Muazez, by Celine van BalenMore photography has been created for gallery walls in the last decade than in any other period in the medium’s history. And the most prominent, and probably most frequently used, style has been that of the deadpan aesthetic: a cool, detached and keenly sharp type of photography. Here the reader is at the mercy of the levelling out that occurs when these photographs are reproduced in a book. The monumental scale and breathtaking visual clarity that predominate when one experiences the photographic print need to be kept in mind. But what can still be seen in a glance if one looks through the images in this chapter is the seeming emotional detachment and command on the part of the photographers. The adoption of a deadpan aesthetic moves art photography outside the hyperbolic, sentimental and subjective. These pictures may engage us with emotive subjects, but our sense of what the photographers’ emotions might be is not the obvious guide to understanding the meaning of the images. The emphasis, then, is on photography as a way of seeing beyond the limitations of individual perspective, a way of mapping the extent of the forces, invisible from a single human standpoint, that govern the man-made and natural world. Deadpan photography may be highly specific in its description of its subjects, but its seeming neutrality and totality of vision is of epic proportions.

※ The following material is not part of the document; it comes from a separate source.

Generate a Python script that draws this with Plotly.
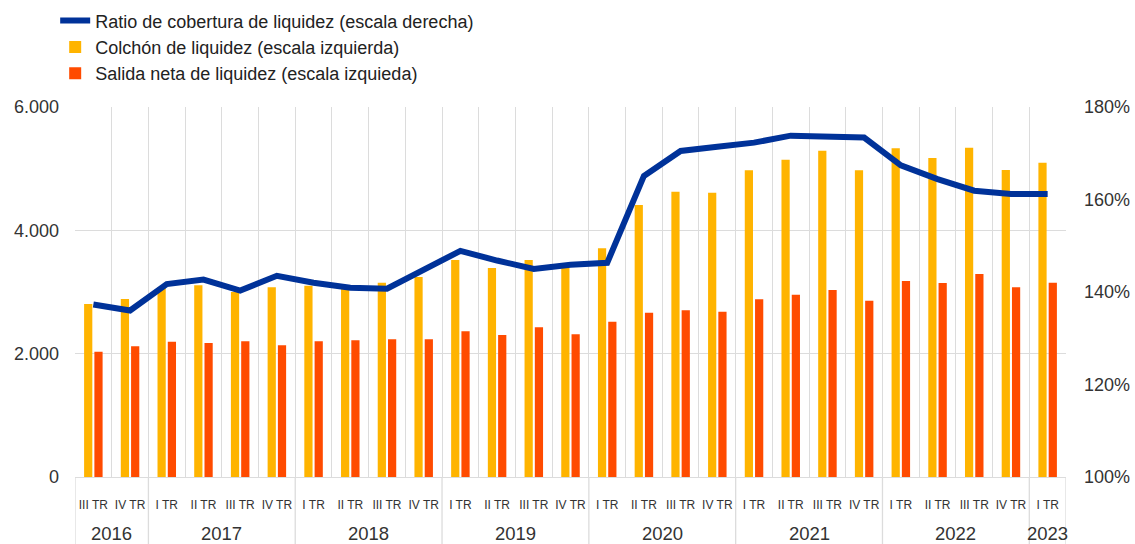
import plotly.graph_objects as go

quarters = ["III TR", "IV TR",
            "I TR", "II TR", "III TR", "IV TR",
            "I TR", "II TR", "III TR", "IV TR",
            "I TR", "II TR", "III TR", "IV TR",
            "I TR", "II TR", "III TR", "IV TR",
            "I TR", "II TR", "III TR", "IV TR",
            "I TR", "II TR", "III TR", "IV TR",
            "I TR"]
years = ["2016", "2017", "2018", "2019", "2020", "2021", "2022", "2023"]
year_counts = [2, 4, 4, 4, 4, 4, 4, 1]

colchon = [2805, 2886, 3080, 3108, 3000, 3076, 3103, 3100, 3151, 3243,
           3519, 3389, 3519, 3390, 3710, 4411, 4627, 4611, 4973, 5146,
           5292, 4973, 5330, 5173, 5341, 4978, 5097]
salida = [2032, 2119, 2195, 2173, 2200, 2135, 2200, 2216, 2232, 2232,
          2362, 2303, 2427, 2314, 2519, 2665, 2703, 2681, 2881, 2957,
          3032, 2859, 3178, 3146, 3292, 3076, 3151]
ratio = [137.3, 136.0, 141.7, 142.7, 140.3, 143.5, 142.0, 140.9, 140.7, 144.8,
         148.9, 146.8, 145.0, 145.9, 146.3, 165.1, 170.5, 171.4, 172.3, 173.8,
         173.7, 173.4, 167.4, 164.4, 161.9, 161.2, 161.2]

x = list(range(len(quarters)))
FONT = "Arial, Liberation Sans, sans-serif"
TXT = "#333333"
GRID = "#dcdcdc"

fig = go.Figure()
fig.add_trace(go.Bar(x=x, y=colchon, name="Colchón de liquidez (escala izquierda)",
                     marker=dict(color="#FFB400", line=dict(width=0)), legendrank=2))
fig.add_trace(go.Bar(x=x, y=salida, name="Salida neta de liquidez (escala izquieda)",
                     marker=dict(color="#FF4B00", line=dict(width=0)), legendrank=3))
fig.add_trace(go.Scatter(x=x, y=ratio, yaxis="y2", mode="lines",
                         name="Ratio de cobertura de liquidez (escala derecha)",
                         line=dict(color="#003299", width=6), legendrank=1))

shapes = []
annotations = []
start = 0
bounds = [-0.5]
for yr, n in zip(years, year_counts):
    center = start + (n - 1) / 2
    annotations.append(dict(x=center, y=-0.153, xref="x", yref="paper", text=yr,
                            showarrow=False, font=dict(size=18.5, color=TXT, family=FONT),
                            xanchor="center", yanchor="middle"))
    start += n
    bounds.append(start - 0.5)
for b in bounds:
    shapes.append(dict(type="line", xref="x", yref="paper", x0=b, x1=b, y0=0, y1=-0.19,
                       line=dict(color=GRID, width=1.3)))

fig.update_layout(
    width=1135, height=544,
    margin=dict(l=75, r=69, t=107, b=67, autoexpand=False),
    paper_bgcolor="white", plot_bgcolor="white",
    separators=",.",
    barmode="group", bargap=0.44, bargroupgap=0.2,
    font=dict(family=FONT, color=TXT),
    showlegend=True,
    legend=dict(x=-0.02, y=1.283, xanchor="left", yanchor="top",
                font=dict(size=18, color="#222222", family=FONT),
                bgcolor="rgba(0,0,0,0)", itemwidth=30),
    xaxis=dict(range=[-0.5, len(quarters) - 0.5], tickmode="array", tickvals=x,
               ticktext=quarters, showgrid=False, zeroline=False,
               tickfont=dict(size=12, color=TXT, family=FONT), ticks="",
               ticklabelstandoff=16,
               showline=True, linecolor=GRID, linewidth=1.3,
               minor=dict(tickmode="array", tickvals=[i - 0.5 for i in range(len(quarters) + 1)],
                          showgrid=True, gridcolor=GRID, gridwidth=1, ticks="")),
    yaxis=dict(range=[0, 6000], dtick=2000, tick0=0, separatethousands=True,
               tickformat=",d", showgrid=True, gridcolor=GRID, gridwidth=1.3,
               zeroline=False, tickfont=dict(size=18, color=TXT, family=FONT),
               ticklabelstandoff=15),
    yaxis2=dict(range=[100, 180], dtick=20, tick0=100, ticksuffix="%",
                overlaying="y", side="right", showgrid=False, zeroline=False,
                tickfont=dict(size=18, color=TXT, family=FONT), ticklabelstandoff=17),
    shapes=shapes, annotations=annotations,
)

fig.write_html("out.html", config={"displayModeBar": False},
               post_script="document.body.style.margin='0px';")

The deadpan aesthetic became popular in the 1990s, especially with landscape and architectural subjects. In hindsight, it is clear that this form of photography contained elements that matched the gallery and collecting climate of the decade to such a degree that it shifted photography to a more central position in contemporary art. The impetus within art to define new trends that can supersede established ‘movements’ played in the medium’s favour in the early 1990s.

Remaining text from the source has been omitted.